In many organisations, that one person has built custom data pipelines, automated dozens of Excel workflows, stitched together APIs, and spun up more dashboards than anyone can count—often with zero documentation. In the moment, it feels amazing. Work gets done quickly. They never say no. Every new request somehow gets squeezed into their day. They become the unofficial owner of every metric and every “quick data pull.” Before long, every project routes through them, whether it should or not.


The giant elephant meme
Most businesses around the world can reasonably resonate with this message.

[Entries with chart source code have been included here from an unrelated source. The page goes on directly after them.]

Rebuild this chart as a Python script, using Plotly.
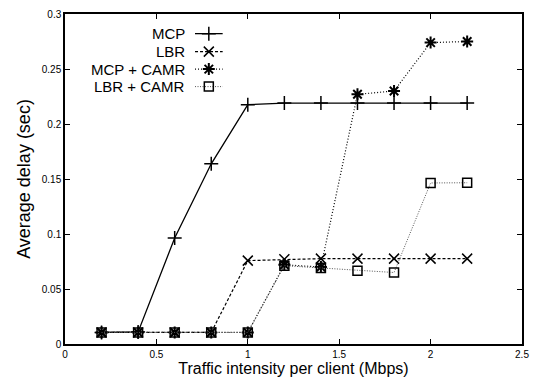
import plotly.graph_objects as go

x_vals = [0.2, 0.4, 0.6, 0.8, 1.0, 1.2, 1.4, 1.6, 1.8, 2.0, 2.2]
mcp = [0.0105, 0.011, 0.0963, 0.1638, 0.2176, 0.219, 0.219, 0.219, 0.219, 0.219, 0.219]
lbr = [0.0105, 0.0105, 0.0105, 0.0105, 0.0758, 0.077, 0.0776, 0.0776, 0.0776, 0.0776, 0.0776]
mcp_camr = [0.0105, 0.0105, 0.0105, 0.0105, 0.0105, 0.072, 0.0700, 0.227, 0.230, 0.274, 0.275]
lbr_camr = [0.0105, 0.0105, 0.0105, 0.0105, 0.0105, 0.0712, 0.069, 0.0667, 0.065, 0.1464, 0.1466]
series_names = ["MCP", "LBR", "MCP + CAMR", "LBR + CAMR"]
x_ticks = [0, 0.5, 1, 1.5, 2, 2.5]
x_tick_text = ["0", "0.5", "1", "1.5", "2", "2.5"]
y_ticks = [0, 0.05, 0.1, 0.15, 0.2, 0.25, 0.3]
y_tick_text = ["0", "0.05", "0.1", "0.15", "0.2", "0.25", "0.3"]

styles = [
    dict(line=dict(color="black", width=1.3, dash="solid"), symbol="cross-thin-open", color="black", size=10, mlw=1.5),
    dict(line=dict(color="black", width=1.2, dash="3px,2px"), symbol="x-thin-open", color="black", size=10, mlw=1.5),
    dict(line=dict(color="black", width=1.2, dash="1px,2px"), symbol="asterisk-open", color="black", size=10, mlw=2),
    dict(line=dict(color="#555555", width=1.0, dash="1px,1.5px"), symbol="square-open", color="black", size=9, mlw=1.5),
]
data = [mcp, lbr, mcp_camr, lbr_camr]

fig = go.Figure()
for name, ys, st in zip(series_names, data, styles):
    fig.add_trace(go.Scatter(
        x=x_vals, y=ys, mode="lines+markers", name=name,
        line=st["line"],
        marker=dict(symbol=st["symbol"], size=st["size"], color=st["color"],
                    line=dict(color="black", width=st["mlw"])),
        showlegend=False,
    ))

# custom legend (text left, sample right) on an overlay axis
leg_y = [0.9405, 0.886, 0.833, 0.78]
for name, ly, st in zip(series_names, leg_y, styles):
    fig.add_trace(go.Scatter(
        x=[0.2845, 0.3147, 0.345], y=[ly, ly, ly], xaxis="x2", yaxis="y2",
        mode="lines", line=st["line"], showlegend=False, hoverinfo="skip",
    ))
    fig.add_trace(go.Scatter(
        x=[0.3147], y=[ly], xaxis="x2", yaxis="y2", mode="markers",
        marker=dict(symbol=st["symbol"], size=st["size"], color=st["color"],
                    line=dict(color="black", width=st["mlw"])),
        showlegend=False, hoverinfo="skip",
    ))
    fig.add_annotation(x=0.268, y=ly, xref="x2", yref="y2", text=name,
                       showarrow=False, xanchor="right", yanchor="middle",
                       font=dict(size=15, color="black"))

axis_common = dict(showline=True, linecolor="black", linewidth=1.5, mirror="allticks",
                   ticks="inside", ticklen=5, tickcolor="black", showgrid=False,
                   zeroline=False, tickfont=dict(size=10, color="black"))

fig.update_layout(
    width=537, height=383,
    margin=dict(l=65, r=8, t=12, b=39),
    paper_bgcolor="white", plot_bgcolor="white",
    font=dict(family="Liberation Sans, Arial, sans-serif", color="black"),
    xaxis=dict(range=[0, 2.5], tickvals=x_ticks, ticktext=x_tick_text,
               title=dict(text="Traffic intensity per client (Mbps)", font=dict(size=16), standoff=2),
               **axis_common),
    yaxis=dict(range=[0, 0.3], tickvals=y_ticks, ticktext=y_tick_text,
               title=dict(text="Average delay (sec)", font=dict(size=18), standoff=6),
               **axis_common),
    xaxis2=dict(overlaying="x", range=[0, 1], visible=False, domain=[0, 1]),
    yaxis2=dict(overlaying="y", range=[0, 1], visible=False),
)

fig.write_html("out.html")
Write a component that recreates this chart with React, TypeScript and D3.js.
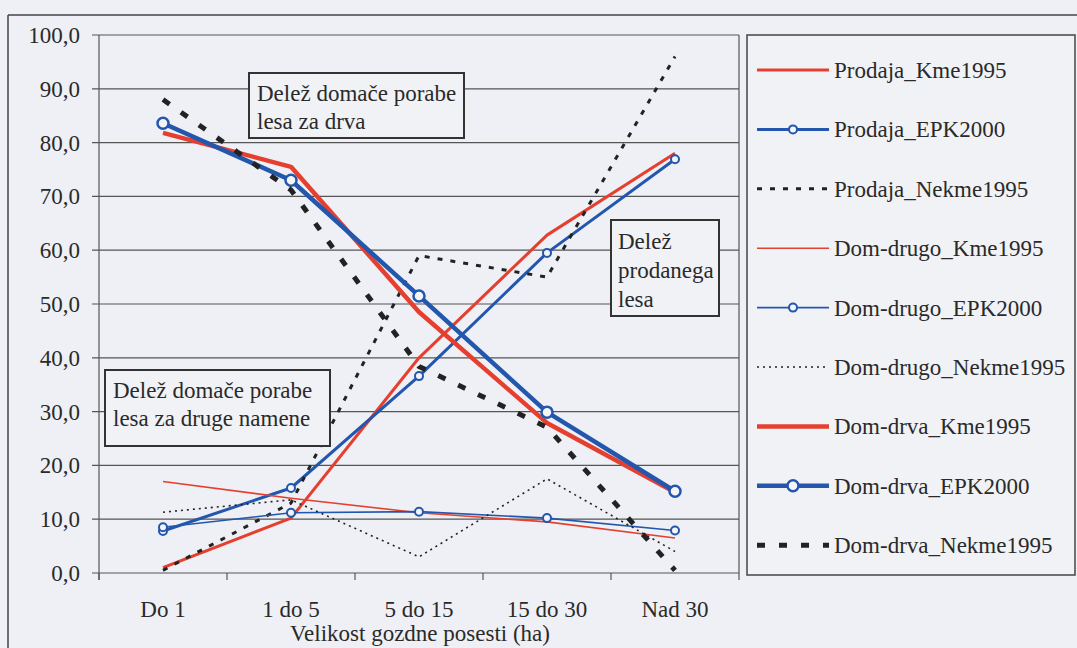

At the same time, leadership is busy talking about “expanding our AI strategy” and “unlocking value from data.” Maybe, if things go well, they’ll even approve headcount for one more data hire. But structurally, nothing changes: the organisation is still built around key person dependency—the risk that everything depends on the knowledge, context, and goodwill of one individual.


AMI sees this up close a lot. Over the past few years, around one-third of our team's projects have come from exactly this issue. A data lead moves on, gets promoted, or simply burns out. Suddenly, nobody really understands what they were doing. Dashboards start failing quietly. Automations that “just worked” stop running. External partners complain that they aren’t getting data refreshes. The business realises, often too late, that it never had a real data strategy—just someone willing to put in late nights and weekends.


Key person dependency isn’t just a staffing problem; it’s a governance problem. If your AI roadmap, reporting, and operational decisions all hinge on a single individual, you don’t have a scalable data function—you have a heroic workaround. And heroics don’t scale. They also don’t survive holidays, notice periods, or burnout.


A healthier model looks very different: documented pipelines, shared ownership of critical metrics, clear SLAs for data products, and a roadmap that separates “business-critical” from “nice-to-have.” It means investing in processes, not just people; in repeatable systems, not just clever one-off solutions. The meme is funny because it’s true—but if your entire data and AI story depends on one overworked ant, it’s also a warning.